There are many theories why Microsoft's patching processes have declined and become sub-par. Some blame it on the company's massive layoffs, however the patching woes existed long before jobs were lost. Others take a conspiratorial stance, suggesting that Microsoft is delivering broken patches on purpose, hoping to push customers to the Cloud where updates are supposed to be more seamless. But, as we've seen, also over the past many months, Azure itself has suffered from its own badly executed updates.
Despite its abysmal record, Microsoft seems undaunted, hoping to deliver .NET Framework 4.5.2 this month. The brash patching teams are on schedule to make the update available for Windows Vista SP2, Windows 7 SP1, Windows 8, Windows 8.1, Windows Server 2008 SP2, Windows Server 2008 R2 SP1, Windows Server 2012, Windows Server 2012 R2, Windows RT and Windows 8.1 RT.

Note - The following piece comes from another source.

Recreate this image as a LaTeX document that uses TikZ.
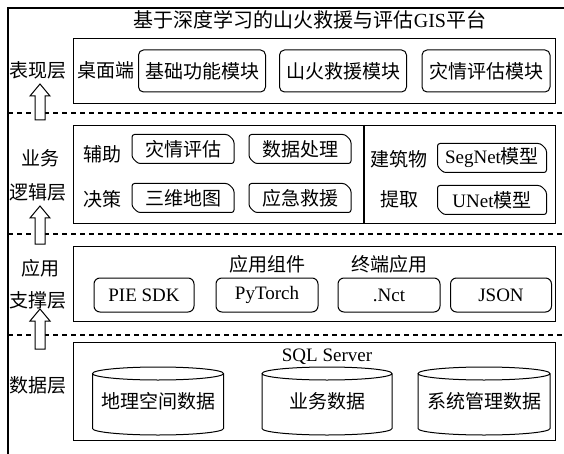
\documentclass[tikz,border=0pt]{standalone}
\usepackage{fontspec}
\setmainfont{Liberation Serif}
\newfontfamily\cjk{Noto Sans CJK SC}
\usetikzlibrary{calc}
\newcommand\chamf[1]{\draw[rounded corners=2.5pt] ($(#1.north east)+(-6,0)$) -- ($(#1.north east)+(0,-6)$) -- (#1.south east) -- ($(#1.south west)+(6,0)$) -- ($(#1.south west)+(0,6)$) -- (#1.north west) -- cycle;}
\newcommand\hollowup[3]{\draw[fill=white, line width=1pt] (#1-5,-#2) -- (#1-5,-#3-12) -- (#1-10,-#3-12) -- (#1,-#3) -- (#1+10,-#3-12) -- (#1+5,-#3-12) -- (#1+5,-#2) -- cycle;}
\begin{document}
\begin{tikzpicture}[x=1pt,y=1pt,line width=1pt,
  txt/.style={font=\fontsize{19}{22}\selectfont\cjk, inner sep=0pt},
  lat/.style={font=\fontsize{19}{22}\selectfont, inner sep=0pt},
  layer/.style={draw, line width=1.2pt, anchor=north west, inner sep=0pt},
  modbox/.style={draw, rounded corners=5pt, minimum height=42pt, inner sep=0pt, font=\fontsize{19}{22}\selectfont\cjk},
  midbox/.style={minimum height=28pt, inner sep=0pt, font=\fontsize{19}{22}\selectfont\cjk},
  appbox/.style={draw, rounded corners=6pt, minimum height=34pt, inner sep=0pt, font=\fontsize{19}{22}\selectfont},
  dbbox/.style={minimum height=54pt, inner sep=0pt, font=\fontsize{19}{22}\selectfont\cjk},
  sep/.style={dashed, dash pattern=on 5pt off 4pt, line width=1.2pt}
]
\useasboundingbox (0,0) rectangle (564,-454);
% outer frame
\coordinate (fbl) at (8,-454);
\coordinate (ftl) at (8,-8);
\coordinate (ftr) at (564,-8);
\draw[line width=1.2pt] (fbl) -- (ftl) -- (ftr);
\node[txt, font=\fontsize{20}{22}\selectfont\cjk] (title) at (310,-20) {基于深度学习的山火救援与评估{\rmfamily GIS}平台};
% separators
\coordinate (s1a) at (8,-113); \coordinate (s1b) at (564,-113);
\coordinate (s2a) at (8,-234); \coordinate (s2b) at (564,-234);
\coordinate (s3a) at (8,-335); \coordinate (s3b) at (564,-335);
\draw[sep] (s1a) -- (s1b);
\draw[sep] (s2a) -- (s2b);
\draw[sep] (s3a) -- (s3b);
% layer boxes
\node[layer, minimum width=482pt, minimum height=65pt] (L1) at (73,-38) {};
\node[layer, minimum width=482pt, minimum height=98pt] (L2) at (73,-125) {};
\node[layer, minimum width=482pt, minimum height=75pt] (L3) at (73,-246) {};
\node[layer, minimum width=482pt, minimum height=98pt] (L4) at (73,-342) {};
% left labels
\node[txt] (lab1) at (38,-70) {表现层};
\node[txt] (lab2a) at (40,-158) {业务};
\node[txt] (lab2b) at (38,-192) {逻辑层};
\node[txt] (lab3a) at (40,-268) {应用};
\node[txt] (lab3b) at (38,-300) {支撑层};
\node[txt] (lab4) at (38,-385) {数据层};
\hollowup{40}{120}{84}
\hollowup{40}{244}{206}
\hollowup{40}{349}{309}
% layer 1
\node[txt] (desk) at (106,-70) {桌面端};
\node[modbox, minimum width=127pt] (m1) at (202,-71) {基础功能模块};
\node[modbox, minimum width=127pt] (m2) at (343,-71) {山火救援模块};
\node[modbox, minimum width=128pt] (m3) at (486,-71) {灾情评估模块};
% layer 2
\coordinate (dv1) at (364,-125);
\coordinate (dv2) at (364,-223);
\draw[line width=1.2pt] (dv1) -- (dv2);
\node[txt] (fz) at (102,-154) {辅助};
\node[txt] (jc) at (102,-199) {决策};
\node[midbox, minimum width=101pt] (b1) at (183,-149) {灾情评估};
\node[midbox, minimum width=101pt] (b2) at (300,-149) {数据处理};
\node[midbox, minimum width=101pt] (b3) at (183,-198) {三维地图};
\node[midbox, minimum width=101pt] (b4) at (300,-198) {应急救援};
\chamf{b1}\chamf{b2}\chamf{b3}\chamf{b4}
\node[txt] (jzw) at (399,-159) {建筑物};
\node[txt] (tq) at (399,-199) {提取};
\node[midbox, minimum width=108pt] (b5) at (492,-158) {{\rmfamily SegNet}模型};
\node[midbox, minimum width=108pt] (b6) at (492,-200) {{\rmfamily UNet}模型};
\chamf{b5}\chamf{b6}
% layer 3
\node[txt] (yyzj) at (267,-264) {应用组件};
\node[txt] (zdyy) at (389,-264) {终端应用};
\node[appbox, minimum width=100pt] (p1) at (144,-295) {PIE SDK};
\node[appbox, minimum width=102pt] (p2) at (267,-295) {PyTorch};
\node[appbox, minimum width=102pt] (p3) at (389,-295) {.Nct};
\node[appbox, minimum width=101pt] (p4) at (501,-295) {JSON};
% layer 4
\node[lat] (sql) at (327,-357) {SQL Server};
\node[dbbox, minimum width=130pt] (d1) at (158,-401) {地理空间数据};
\node[dbbox, minimum width=129pt] (d2) at (327,-401) {业务数据};
\node[dbbox, minimum width=131pt] (d3) at (484,-401) {系统管理数据};
\foreach \d in {d1,d2,d3}{
  \draw let \p1=(\d.north west), \p2=(\d.north east), \n1={(\x2-\x1)/2} in
    (\d.north west) -- (\d.south west) arc[start angle=180, end angle=360, x radius=\n1, y radius=6.5pt]
    -- (\d.north east) arc[start angle=0, end angle=180, x radius=\n1, y radius=6.5pt]
    arc[start angle=180, end angle=360, x radius=\n1, y radius=6.5pt];
}
\end{tikzpicture}
\end{document}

If you've had experience rolling out a brand new .NET Framework version, you know that it has the potential to break applications. For that reason, Microsoft is providing blocking instructions for those not managing systems using WSUS or System Center Configuration Manager. The instructions include adding a brand new registry subkey and DWORD value.
The instructions are supplied in the following KB article: How to temporarily block the installation of the .NET Framework 4.5.2
These instructions can be used to block the upgrade temporarily, giving Enterprises ample time to test the update against running applications and services. Microsoft will label the .NET Framework update as a "recommended" upgrade when it's available, and without providing details, the company states that the update contains security, stability, and reliability enhancements.
Except for a sneaky Surface Pro 3 firmware update and promising to work on a critical flaw in Windows 8.1 that was publicly exposed by Google, Microsoft's patching teams took the latter part of December off. Let's hope they were able to regroup and are ready to deliver the first perfect Patch Tuesday in a long while.